I have written a complete book. However, as I was revising, I noticed that what I have in first person does not work entirely. I also noticed that I constantly invade the thoughts of the other character as I look through the eyes of the main character.

Is there a way to transition a whole, complete novel from one POV to another? I am aware that it will most likely not be an easy change.

  • I did the opposite in my book, from close third to first. I'm still finding odd places where I messed it up a little! :o Still, I think it was worth it. Commented Nov 2, 2018 at 19:09

3 Answers 3


I think once you start, you'll know if it's the right decision. I would say start doing it (in a new file in case you change your mind) and see how you feel about it. When I was questioning whether to switch my story from past tense to present, I started doing it and loved it immediately. It changed the pacing and it just felt right. Changing perspective is a bigger task, but I don't think writers should be afraid of big changes. If it's going to make your story better, it's worth the rewrite.


The story might still work better in first person and you can fix it can stay that way.

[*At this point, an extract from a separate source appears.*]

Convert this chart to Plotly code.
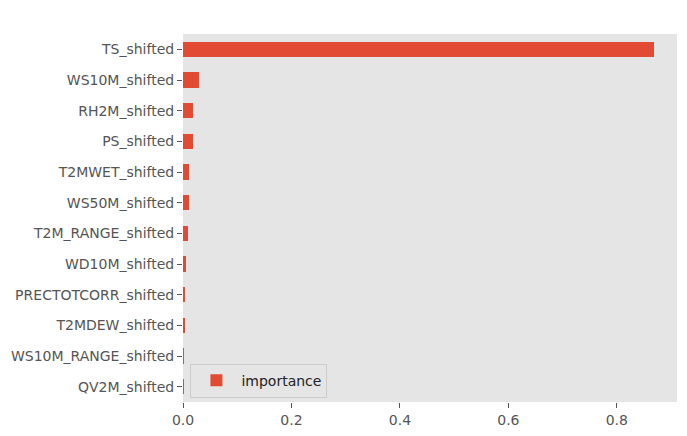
import plotly.graph_objects as go

features = ["TS_shifted", "WS10M_shifted", "RH2M_shifted", "PS_shifted", "T2MWET_shifted",
            "WS50M_shifted", "T2M_RANGE_shifted", "WD10M_shifted", "PRECTOTCORR_shifted",
            "T2MDEW_shifted", "WS10M_RANGE_shifted", "QV2M_shifted"]
importance = [0.868, 0.030, 0.019, 0.019, 0.0116, 0.0114, 0.0098, 0.0061, 0.0042, 0.0041, 0.0004, 0.0001]
xticks = [0.0, 0.2, 0.4, 0.6, 0.8]

fig = go.Figure()
fig.add_trace(go.Bar(
    x=importance, y=features, orientation="h", width=0.5,
    marker=dict(color="#E24A33", line=dict(width=0)),
    name="importance", showlegend=True,
))

fig.update_layout(
    width=687, height=436,
    margin=dict(l=183, r=10, t=34, b=34, autoexpand=False),
    paper_bgcolor="white", plot_bgcolor="#E5E5E5",
    font=dict(family="DejaVu Sans", size=14, color="#555555"),
    showlegend=True,
    legend=dict(x=0.015, y=0.012, xanchor="left", yanchor="bottom",
                bgcolor="#E5E5E5", bordercolor="#CCCCCC", borderwidth=1,
                itemwidth=40,
                font=dict(size=14, color="#222222")),
    bargap=0,
)
fig.update_xaxes(range=[0, 0.911], tickvals=xticks, ticktext=[f"{v:.1f}" for v in xticks],
                 showgrid=False, zeroline=False, ticks="outside", ticklen=5, tickcolor="#555555",
                 tickfont=dict(size=14, color="#555555"), showline=False, automargin=False)
fig.update_yaxes(categoryorder="array", categoryarray=features,
                 range=[len(features) - 0.5, -0.5],
                 showgrid=False, zeroline=False, ticks="outside", ticklen=5, tickcolor="#555555",
                 tickfont=dict(size=14, color="#555555"), showline=False, automargin=False)

fig.write_html("out.html", config={"displayModeBar": False},
               post_script="document.body.style.margin='0';document.body.style.overflow='hidden';")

You could rewrite the parts where the narrator seems to know what other people think and make it clear that s/he doesn't, really, because the characters make it plain by their later actions that they did not think that all.

Or you could, instead, have the other characters betray their emotions in an obvious way such as tone of voice or mannerisms, so that the narrator can pick up on their actual thoughts or emotions. you could even make the narrator a body language expert or something like that to justify his/her ability to read people.


You're right, it isn't. Changing a novel from first to third person doesn't just involve slapping the name of the viewpoint character on instead of I, and changing a few minor words. Sometimes, a scene in a novel has to be rewritten in order to accommodate for the shift.

I wrote a short story once, and about halfway through, I realized that while first person was a great way to convey a few scenes with heart-racing action and fast-paced scenes, that was only two or three scenes. After making the switch to third person, I realized that I had to throw out half the short story... So, the issue ended up being resolved, but the lesson for me held true.

I hope this is helpful, and not just me ranting.